Daughter Jan Ellison's short stories have appeared in the New England Review, The Hudson Review and Gulf Coast Magazine. Her first published story won a 2007 O. Henry Prize. Her essays have appeared in such venues as The New York Times and The Wall Street Journal. Jan's first novel, A Small Indiscretion was published by Random House in January 2015 and has been earning fans and accolades by the truckload. I particularly like this review in the New York Journal of Books: “To read A Small Indiscretion is to eat fudge before dinner: slightly decadent behavior, highly caloric, and extremely satisfying. An emotional detective story that…mirrors real life in ways that surprise and inspire.”
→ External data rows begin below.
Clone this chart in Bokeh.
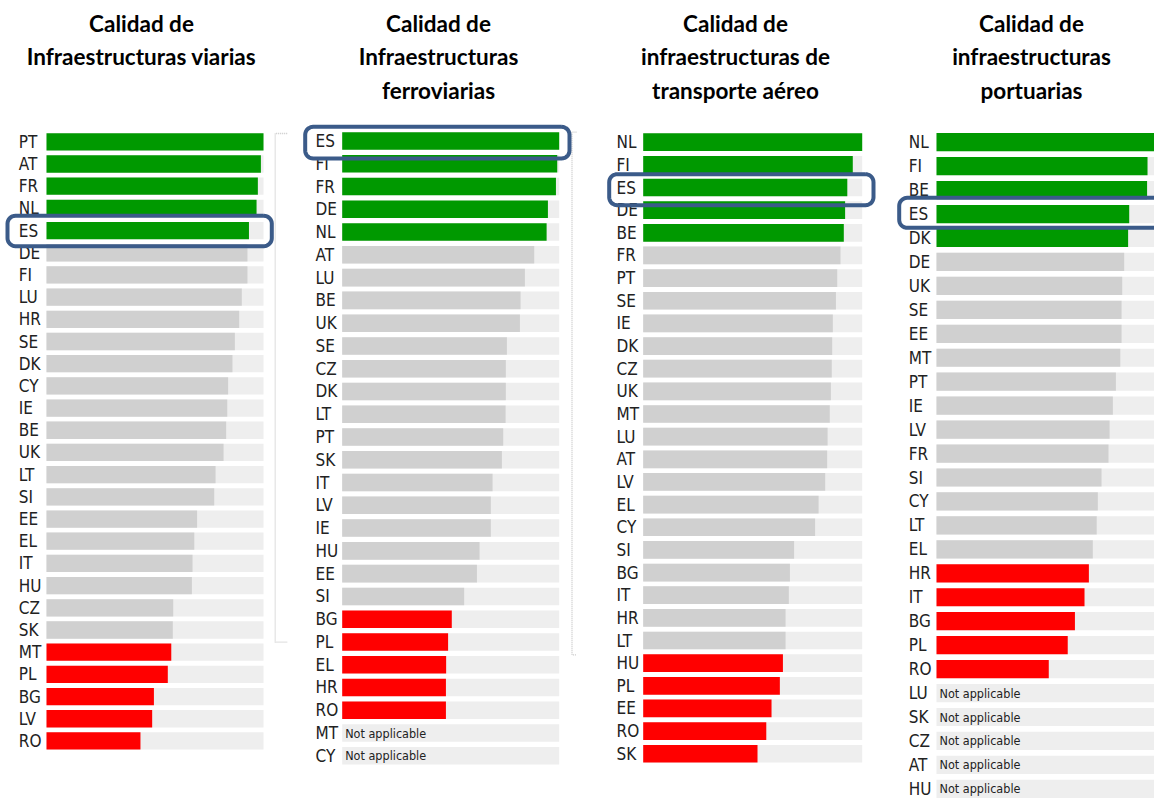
import math
from bokeh.plotting import figure
from bokeh.layouts import row
from bokeh.models import Range1d, ColumnDataSource
from bokeh.core.properties import value
from bokeh.embed import file_html
from bokeh.resources import INLINE

# ---------------- data ----------------
road_title = ["Calidad de", "Infraestructuras viarias"]
road_countries = ["PT", "AT", "FR", "NL", "ES", "DE", "FI", "LU", "HR", "SE", "DK", "CY", "IE", "BE",
                  "UK", "LT", "SI", "EE", "EL", "IT", "HU", "CZ", "SK", "MT", "PL", "BG", "LV", "RO"]
road_values = [100, 98.8, 97.4, 96.8, 93.3, 92.6, 92.6, 90.0, 88.8, 86.8, 85.7, 83.7, 83.3, 82.8,
               81.6, 77.9, 77.3, 69.4, 68.1, 67.3, 67.0, 58.4, 58.2, 57.5, 55.9, 49.5, 48.7, 43.3]

rail_title = ["Calidad de", "Infraestructuras", "ferroviarias"]
rail_countries = ["ES", "FI", "FR", "DE", "NL", "AT", "LU", "BE", "UK", "SE", "CZ", "DK", "LT", "PT",
                  "SK", "IT", "LV", "IE", "HU", "EE", "SI", "BG", "PL", "EL", "HR", "RO", "MT", "CY"]
rail_values = [100, 99.1, 98.5, 94.8, 94.2, 88.5, 84.2, 82.2, 81.9, 75.9, 75.4, 75.4, 75.3, 74.2,
               73.6, 69.3, 68.5, 68.5, 63.3, 62.1, 56.2, 50.5, 48.8, 47.9, 47.8, 47.8, None, None]

air_title = ["Calidad de", "infraestructuras de", "transporte aéreo"]
air_countries = ["NL", "FI", "ES", "DE", "BE", "FR", "PT", "SE", "IE", "DK", "CZ", "UK", "MT", "LU",
                 "AT", "LV", "EL", "CY", "SI", "BG", "IT", "HR", "LT", "HU", "PL", "EE", "RO", "SK"]
air_values = [100, 95.7, 93.2, 92.2, 91.6, 90.1, 88.6, 88.0, 86.6, 86.3, 86.1, 85.7, 85.2, 84.2,
              84.0, 83.1, 80.1, 78.5, 68.9, 67.0, 66.5, 65.0, 65.0, 63.8, 62.4, 58.6, 56.2, 52.2]

port_title = ["Calidad de", "infraestructuras", "portuarias"]
port_countries = ["NL", "FI", "BE", "ES", "DK", "DE", "UK", "SE", "EE", "MT", "PT", "IE", "LV", "FR",
                  "SI", "CY", "LT", "EL", "HR", "IT", "BG", "PL", "RO", "LU", "SK", "CZ", "AT", "HU"]
port_values = [100, 96.8, 96.6, 88.4, 87.9, 86.1, 85.2, 84.9, 84.9, 84.3, 82.3, 80.9, 79.4, 78.9,
               75.7, 74.0, 73.5, 71.7, 69.9, 67.9, 63.5, 60.2, 51.5, None, None, None, None, None]

highlight = "ES"
n_top = 5
n_bottom = 5
scale_max = 100
na_text = "Not applicable"

# ---------------- style / layout ----------------
GREEN = "#009900"
RED = "#ff0000"
GREY = "#d0d0d0"
BG = "#eeeeee"
BLUE = "#3b5b89"
LABEL_FONT = "DejaVu Sans Condensed"
PAGE_TOP, PAGE_BOTTOM = 0, 800

panels = [
    dict(title=road_title, countries=road_countries, values=road_values,
         L=0, R=290, x0=46.0, s=2.17, c0=141.3, d=22.19, bh=0.78, lab_dx=-27.7, tcx=141,
         box=(7, 271.3, -14.8, 15.6), dots=(274.7, 286.7, 133, 641.7)),
    dict(title=rail_title, countries=rail_countries, values=rail_values,
         L=290, R=590, x0=341.7, s=2.17, c0=140.5, d=22.77, bh=0.77, lab_dx=-26.7, tcx=438,
         box=(304.7, 569, -14.2, 17.5), dots=(571.5, 576, 131.7, 654.3)),
    dict(title=air_title, countries=air_countries, values=air_values,
         L=590, R=880, x0=642.7, s=2.19, c0=141.7, d=22.65, bh=0.78, lab_dx=-26.7, tcx=735,
         box=(608.7, 873, -13.3, 17.7), dots=None),
    dict(title=port_title, countries=port_countries, values=port_values,
         L=880, R=1154, x0=936.0, s=2.18, c0=141.7, d=23.95, bh=0.76, lab_dx=-27.7, tcx=1031,
         box=(898.7, 1200, -16.2, 13.8), dots=None),
]


def rounded_path(x1, x2, y1, y2, r=8, n=8):
    xs, ys = [], []
    corners = [(x2 - r, y1 + r, -90), (x2 - r, y2 - r, 0), (x1 + r, y2 - r, 90), (x1 + r, y1 + r, 180)]
    for cx, cy, a0 in corners:
        for j in range(n + 1):
            a = math.radians(a0 + 90.0 * j / n)
            xs.append(cx + r * math.cos(a))
            ys.append(cy + r * math.sin(a))
    xs.append(xs[0])
    ys.append(ys[0])
    return xs, ys


figs = []
for P in panels:
    fx = lambda px, P=P: (px - P["x0"]) / P["s"]
    fy = lambda py, P=P: (py - P["c0"]) / P["d"]

    p = figure(width=P["R"] - P["L"], height=PAGE_BOTTOM - PAGE_TOP,
               x_range=Range1d(fx(P["L"]), fx(P["R"])),
               y_range=Range1d(fy(PAGE_BOTTOM), fy(PAGE_TOP)),
               x_axis_type=None, y_axis_type=None, output_backend="svg",
               toolbar_location=None, min_border=0, outline_line_color=None)

    countries = P["countries"]
    vals = P["values"]
    idx = list(range(len(countries)))
    applicable = [i for i in idx if vals[i] is not None]
    na = [i for i in idx if vals[i] is None]
    colors = []
    for rank, i in enumerate(applicable):
        if rank < n_top:
            colors.append(GREEN)
        elif rank >= len(applicable) - n_bottom:
            colors.append(RED)
        else:
            colors.append(GREY)

    # background tracks
    p.hbar(y=idx, left=0, right=scale_max, height=P["bh"], fill_color=BG, line_color=None)
    # value bars
    src = ColumnDataSource(dict(y=applicable, v=[vals[i] for i in applicable], c=colors))
    p.hbar(y="y", left=0, right="v", height=P["bh"], source=src, fill_color="c", line_color=None)

    # country labels
    p.text(x=[0] * len(idx), y=idx, text=countries, x_offset=P["lab_dx"],
           text_align="left", text_baseline="middle", text_font=value(LABEL_FONT),
           text_font_size="17px", text_color="#222222")
    if na:
        p.text(x=[0] * len(na), y=na, text=[na_text] * len(na), x_offset=3,
               text_align="left", text_baseline="middle", text_font=value(LABEL_FONT),
               text_font_size="12.5px", text_color="#222222")

    # titles
    tys = [fy(23 + 33.3 * k) for k in range(len(P["title"]))]
    p.text(x=[fx(P["tcx"])] * len(tys), y=tys, text=P["title"], text_align="center",
           text_baseline="alphabetic", text_font=value("Lato"), text_font_style="bold",
           text_font_size="22.5px", text_color="#000000")

    # dotted frame marks
    if P["dots"]:
        xa, xb, ya, yb = P["dots"]
        p.multi_line(xs=[[fx(xb), fx(xa), fx(xa), fx(xb)]],
                     ys=[[fy(ya), fy(ya), fy(yb), fy(yb)]],
                     line_color="#c8c8c8", line_width=1.3, line_dash="1 1")

    # highlight box around Spain (rounded rectangle)
    k = countries.index(highlight)
    cpx = P["c0"] + k * P["d"]
    bl, br, bt, bb = P["box"]
    bxs, bys = rounded_path(bl, br, cpx + bt, cpx + bb)
    p.line(x=[fx(v) for v in bxs], y=[fy(v) for v in bys], line_color=BLUE,
           line_width=4, line_join="round")
    figs.append(p)

layout = row(*figs, spacing=0)
open("out.html", "w").write(file_html(layout, INLINE))
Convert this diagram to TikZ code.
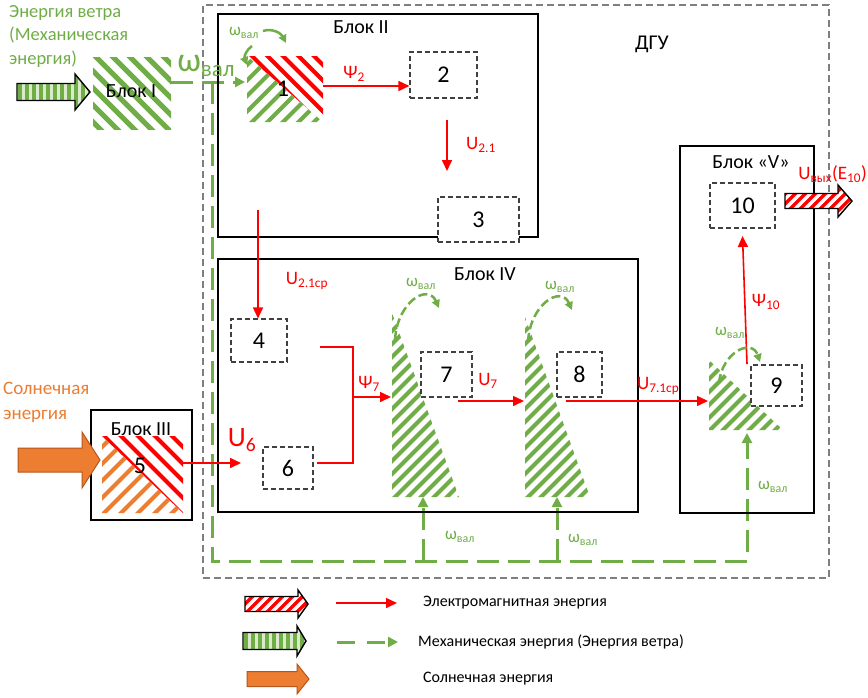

Brother Scott Ellison's character Thodkin Marblemeister is one of history's most enduring souls and Thodkin's Spear, the first book in the Force Bottle Journals, is easily one of the most thought-provoking pieces of imaginative fiction ever keystroked. A novel that leads off with a conversation between a 10,000 year old man and the Author of the Universe, it's deliciously eloquent, irreverent, humorous, inventive, subtle and wise; it’s also so original that Originality herself will want to sign up for night classes with the author. Check it out here.
Mysterelly's Miniature Motors is a showcase for my late father's collection of designed-and-built-from-scratch marvels of mechanical minuscularity. It's one answer to the question of what a guy with the nickname Mysterelly can do during an extended retirement without ever playing golf.
In 2005 son-in-law David Baszucki and the late Eric Cassell launched ROBLOX, an online virtual playground and workshop where kids of all ages can safely interact, create, have fun, and learn. It has grown into a vast and diverse community of kids who learn "by engaging in the creative and complex process of imagining, designing, and constructing." Pretty amazing, actually.